Shipping

Status of Indian Shipping Industry:

The shipping industry’s share in transporting goods is shrinking even as exports and imports are growing by over 20%. The current 14% share of Indian ships may shrink further with 44% of the existing vessels touching the retirement age by 2012.

The Indian shipping industry is  not growing fast even with the  total overseas trade is growing by over 20%. From over 40% in the late 1980’s, the share of Indian shipping industry in handling cargo (both dry and wet bulk) has declined to about 14%. The worst is not yet over. It is expected that the decline would be steeper in the next five years unless corrective measures are taken.

A slew of taxes and lack of government support have exposed domestic shipping companies to fierce foreign competition. Most of the foreign shipping liners operate from zerotax regimes like Singapore or countries like UK where they pay nominal taxes of 1% or even less. Over 80% of international shipping operates from fiscal regimes providing a near zero taxation level.

The Indian shipping industry does not have a level-playing field even as it faces tough global competition. While on the one hand the government introduced the tonnage tax in 2004 giving respite to shipping companies, on the other hand the industry has been burdened with new taxes, including service tax and fringe benefit tax. Indian shipping companies suffer total 12 types of taxes.

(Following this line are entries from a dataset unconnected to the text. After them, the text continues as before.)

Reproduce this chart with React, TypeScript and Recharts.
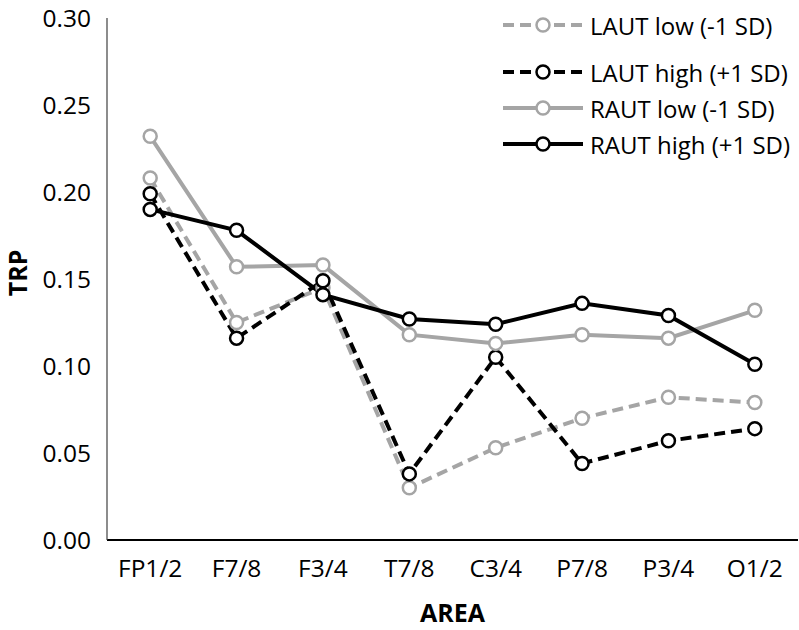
import React from "react";
import {
  LineChart,
  Line,
  XAxis,
  YAxis,
  Legend,
  Label,
} from "recharts";

const areas = ["FP1/2", "F7/8", "F3/4", "T7/8", "C3/4", "P7/8", "P3/4", "O1/2"];
const lautLow = [0.208, 0.125, 0.145, 0.03, 0.053, 0.07, 0.082, 0.079];
const lautHigh = [0.199, 0.116, 0.149, 0.038, 0.105, 0.044, 0.057, 0.064];
const rautLow = [0.232, 0.157, 0.158, 0.118, 0.113, 0.118, 0.116, 0.132];
const rautHigh = [0.19, 0.178, 0.141, 0.127, 0.124, 0.136, 0.129, 0.101];
const yTicks = [0, 0.05, 0.1, 0.15, 0.2, 0.25, 0.3];

const GRAY = "#A5A5A5";
const BLACK = "#000000";
const FONT = "'Open Sans', sans-serif";

const series = [
  { key: "lautLow", name: "LAUT low (-1 SD)", color: GRAY, dash: "11 6" },
  { key: "lautHigh", name: "LAUT high (+1 SD)", color: BLACK, dash: "11 6" },
  { key: "rautLow", name: "RAUT low (-1 SD)", color: GRAY, dash: undefined },
  { key: "rautHigh", name: "RAUT high (+1 SD)", color: BLACK, dash: undefined },
];

const data = areas.map((area, i) => ({
  area,
  lautLow: lautLow[i],
  lautHigh: lautHigh[i],
  rautLow: rautLow[i],
  rautHigh: rautHigh[i],
}));

function LegendBox() {
  return (
    <div style={{ fontFamily: FONT, fontSize: 24, color: "#000" }}>
      {series.map((s, i) => (
        <div
          key={s.key}
          style={{
            display: "flex",
            alignItems: "center",
            height: 36,
            marginBottom: i === 0 ? 11 : 0,
          }}
        >
          <svg width={80} height={20} style={{ marginRight: 7 }}>
            <line
              x1={0}
              y1={10}
              x2={80}
              y2={10}
              stroke={s.color}
              strokeWidth={4}
              strokeDasharray={s.dash ? "11 6" : undefined}
            />
            <circle cx={40} cy={10} r={6.5} fill="#fff" stroke={s.color} strokeWidth={2.5} />
          </svg>
          <span style={{ whiteSpace: "nowrap" }}>{s.name}</span>
        </div>
      ))}
    </div>
  );
}

export default function App() {
  return (
    <div style={{ position: "absolute", top: 0, left: 0, background: "#fff" }}>
      <LineChart
        width={799}
        height={630}
        data={data}
        margin={{ top: 18, right: 1, left: 0, bottom: 0 }}
      >
        <XAxis
          dataKey="area"
          scale="band"
          height={90}
          axisLine={{ stroke: "#000", strokeWidth: 2 }}
          tickLine={false}
          tickSize={0}
          tickMargin={20}
          tick={{ fill: "#000", fontSize: 24.5, fontFamily: FONT }}
          interval={0}
        >
          <Label
            content={({ viewBox }: any) => (
              <text
                x={viewBox.x + viewBox.width / 2}
                y={viewBox.y + 72}
                textAnchor="middle"
                dominantBaseline="central"
                fontFamily={FONT}
                fontWeight="bold"
                fontSize={25}
                fill="#000"
              >
                AREA
              </text>
            )}
          />
        </XAxis>
        <YAxis
          width={107}
          domain={[0, 0.3]}
          ticks={yTicks}
          tickFormatter={(v: number) => v.toFixed(2)}
          axisLine={{ stroke: "#404040", strokeWidth: 1.2 }}
          tickLine={false}
          tickSize={0}
          tickMargin={16}
          tick={{ fill: "#000", fontSize: 24.5, fontFamily: FONT }}
        >
          <Label
            content={({ viewBox }: any) => {
              const cx = 17;
              const cy = viewBox.y + viewBox.height / 2 - 6;
              return (
                <text
                  x={cx}
                  y={cy}
                  transform={`rotate(-90, ${cx}, ${cy})`}
                  textAnchor="middle"
                  dominantBaseline="central"
                  fontFamily={FONT}
                  fontWeight="bold"
                  fontSize={25}
                  fill="#000"
                >
                  TRP
                </text>
              );
            }}
          />
        </YAxis>
        <Legend
          layout="vertical"
          align="center"
          verticalAlign="middle"
          content={() => <LegendBox />}
          wrapperStyle={{ top: 7, left: 503, width: 296 }}
        />
        {series.map((s) => (
          <Line
            key={s.key}
            type="linear"
            dataKey={s.key}
            name={s.name}
            stroke={s.color}
            strokeWidth={4}
            strokeDasharray={s.dash}
            dot={{ r: 6.5, fill: "#fff", stroke: s.color, strokeWidth: 2.5, strokeDasharray: "0" }}
            activeDot={false}
            isAnimationActive={false}
          />
        ))}
      </LineChart>
    </div>
  );
}
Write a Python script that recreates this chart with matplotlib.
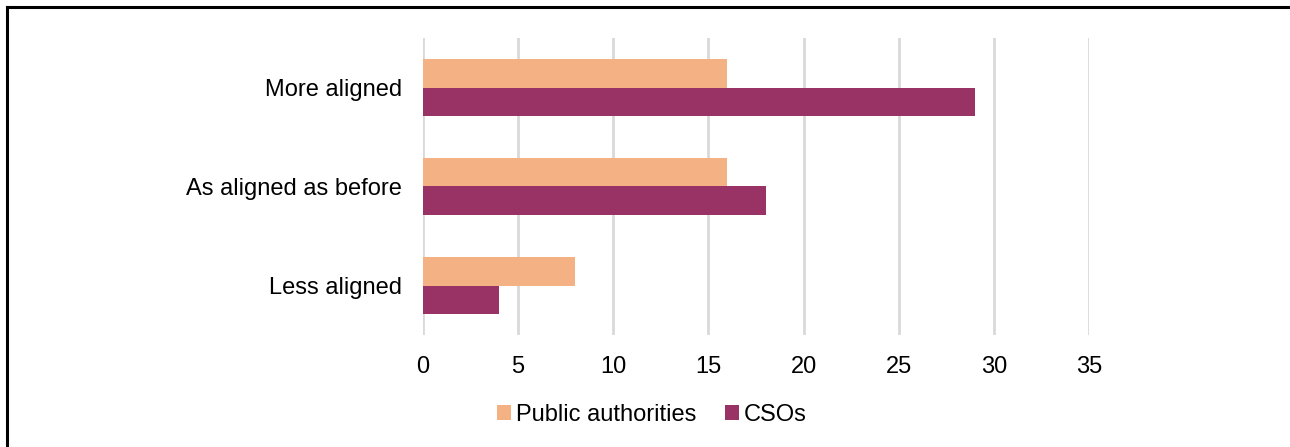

Shortage of manpower and the high rate of attrition in the shipping industry have also affected its global competitiveness. “Crew taxation is a major problem, with the impact that the industry is losing out on better quality people, who are joining foreign shipping lines which offer better tax structures. As a result, many Indian shipping companies are flagging out to zero tax regimes to escape the high taxation burden in the country, leading to a loss in cargo carried under the Indian flag.

Industry is also demanding some preferred treatment, a global practice. “The government should introduce a cargo support policy, ensuring that at least one ship is registered under the Indian flag. For instance, even in countries like the US, cabotage rules demand that domestic shipping be restricted to American flag carriers as per Indian National Shipowners’ Association (INSA) . Shipping industry do not ask for price preference but cargo preference.

Experts fear that unless urgent steps are taken to revitalise the industry, Indian shipping companies will be completely marginalised. Even the existing 13.7% share of Indian ships in handling total cargo is under threat. With 44% of the existing fleet of Indian shipping companies being over 20 years of age and ready for replacement, the industry will have to replace the loss of tonnage within the next five years. “To maintain a share of 13%, the industry would need a capital requirement of $20 billion by 2010..
According to INSA data, out of a total of 81,900 Indian seafarers comprising of officers and ratings, 63% are employed on foreign flag vessels, with just 37% working aboard in Indian flag carriers.

The shipping ministry, on its part, has sent a proposal to the finance ministry asking for various tax waivers. The government is also considering allowing employment of foreign
nationals aboard Indian carriers to help bridge the shortage of skilled seafarers. Worldwide, the shipping industry is booming due to the huge volumes of international trade. As the full order book positions of shipyards in the country indicate, the demand in the shipping sector is likely to continue with an upward trend. The challenge before the country, however, is to retain a sizeable share in the growing pie as more and more international players enter the market.